Once the larval fish are agile swimmers, the reef noise guides them back home, Simpson and his colleagues report in tomorrow's issue of the journal Science.
Stephen Swearer is a marine ecologist at the University of Melbourne in Australia. He said the finding adds to the growing body of evidence that "larval fish are far from the passive particles we used to think they were."
Until recently, scientists believed larval fishtypically under an inch (two centimeters) longhad little control over their environments and were at the whims of currents and tides.
Now research is showing that, as the larval fish develop, they become adept swimmers and can smell and hear reefs. By the time they reach the settlement stage, larval fish are aware of their environment, can react to predators, and are choosy real estate shoppers.
"What this study shows is that larval fish are using auditory information to make decisions about where to settle," Swearer said. "What we now need to determine is whether they use such information throughout the larval period."
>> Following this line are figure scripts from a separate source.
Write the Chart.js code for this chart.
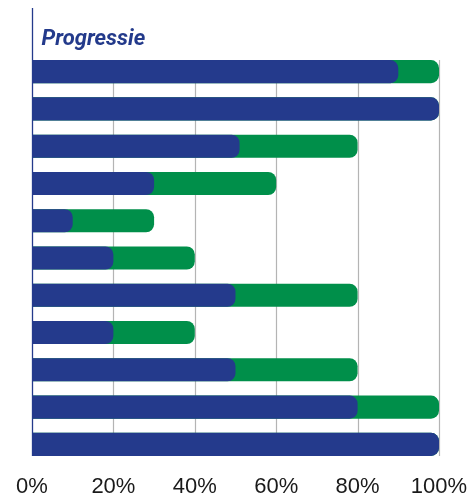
<!DOCTYPE html>
<html>
<head>
<meta charset="utf-8">
<script src="https://cdn.jsdelivr.net/npm/chart.js@4/dist/chart.umd.min.js"></script>
<style>
  html, body { margin: 0; padding: 0; background: #fff; }
  .wrap { width: 474px; height: 498px; }
</style>
</head>
<body>
<div class="wrap"><canvas id="progressie"></canvas></div>
<script>
// data
const rows = ['1', '2', '3', '4', '5', '6', '7', '8', '9', '10', '11'];
const behaald = [90, 100, 51, 30, 10, 20, 50, 20, 50, 80, 100];
const totaal = [100, 100, 80, 60, 30, 40, 80, 40, 80, 100, 100];
const xTicks = [0, 20, 40, 60, 80, 100];

const BLUE = '#243a8c';
const GREEN = '#008f4a';

// gridlines + left axis line + title
const framePlugin = {
  id: 'frame',
  beforeDatasetsDraw(chart) {
    const ctx = chart.ctx;
    const x = chart.scales.x;
    const bars = chart.getDatasetMeta(0).data;
    const first = bars[0];
    const last = bars[bars.length - 1];
    const top = first.y - first.height / 2;
    const bottom = last.y + last.height / 2;
    ctx.save();
    ctx.strokeStyle = '#b4b4b4';
    ctx.lineWidth = 1.2;
    xTicks.slice(1).forEach(v => {
      const px = Math.round(x.getPixelForValue(v)) + 0.5;
      ctx.beginPath();
      ctx.moveTo(px, top);
      ctx.lineTo(px, bottom);
      ctx.stroke();
    });
    ctx.restore();
  },
  afterDatasetsDraw(chart) {
    const ctx = chart.ctx;
    const x = chart.scales.x;
    const bars = chart.getDatasetMeta(0).data;
    const last = bars[bars.length - 1];
    const x0 = Math.round(x.getPixelForValue(0)) + 0.5;
    ctx.save();
    ctx.strokeStyle = BLUE;
    ctx.lineWidth = 1.3;
    ctx.beginPath();
    ctx.moveTo(x0, chart.chartArea.top - 45);
    ctx.lineTo(x0, last.y + last.height / 2);
    ctx.stroke();

    ctx.fillStyle = '#233a8b';
    ctx.font = 'italic bold 22px "Liberation Sans Narrow", "Roboto", sans-serif';
    ctx.textAlign = 'left';
    ctx.textBaseline = 'alphabetic';
    ctx.fillText('Progressie', x0 + 9, chart.chartArea.top - 8);
    ctx.restore();
  }
};

new Chart(document.getElementById('progressie'), {
  type: 'bar',
  data: {
    labels: rows,
    datasets: [
      {
        label: 'behaald',
        data: behaald,
        backgroundColor: BLUE,
        borderRadius: 8,
        borderSkipped: 'start',
        categoryPercentage: 1,
        barPercentage: 0.62,
      },
      {
        label: 'totaal',
        data: totaal,
        backgroundColor: GREEN,
        borderRadius: 8,
        borderSkipped: 'start',
        categoryPercentage: 1,
        barPercentage: 0.62,
      },
    ],
  },
  options: {
    indexAxis: 'y',
    responsive: true,
    maintainAspectRatio: false,
    animation: false,
    layout: { padding: { left: 32, right: 35, top: 53, bottom: 0 } },
    plugins: {
      legend: { display: false },
      tooltip: { enabled: false },
    },
    scales: {
      y: {
        display: false,
        stacked: true,
      },
      x: {
        stacked: false,
        min: 0,
        max: 100,
        grid: { display: false, drawTicks: false },
        border: { display: false },
        afterBuildTicks: scale => {
          scale.ticks = xTicks.map(v => ({ value: v }));
        },
        afterFit: scale => {
          scale.height = 35;
          scale.paddingLeft = 0;
          scale.paddingRight = 0;
        },
        ticks: {
          padding: 11,
          color: '#1a1a1a',
          font: { family: '"Liberation Sans", Arial, sans-serif', size: 22 },
          callback: v => v + '%',
        },
      },
    },
  },
  plugins: [framePlugin],
});
</script>
</body>
</html>
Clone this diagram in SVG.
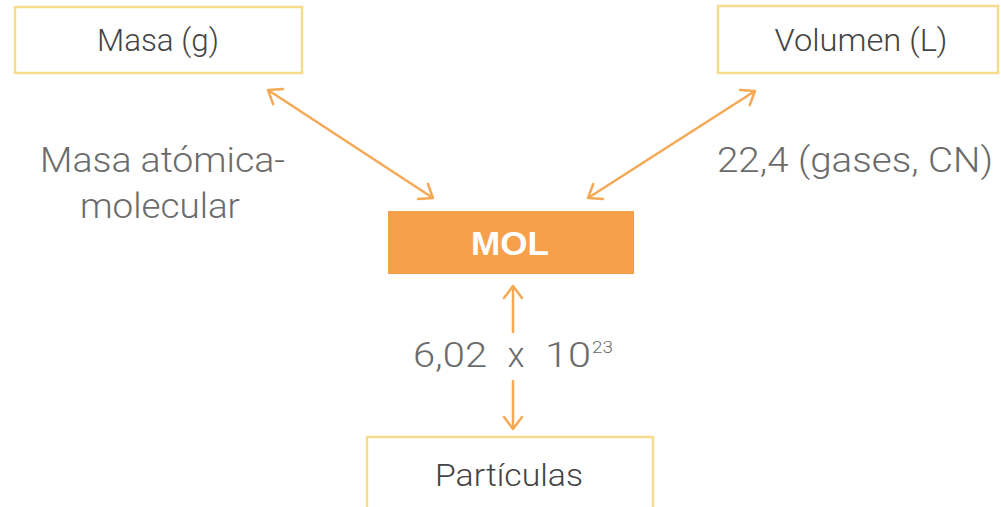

Such knowledge, Swearer added, will provide insight to the question of whether larval fish tend to settle close to where they were born or venture to far-off reefs.
Artificial Reefs
To find out whether the reef ruckus might help guide larval fish, Simpson and his colleagues used dead coral to build 24 artificial reefs around Australia's Great Barrier Reef. On half of them, the researchers placed loudspeakers broadcasting reef noises.
The noises included the "frying bacon" sound of snapping shrimp. Other audio cues included grinding and popping sounds. Fish make the popping noises by sending air through different chambers of their swim bladders, the inflatable sacs that help fish float.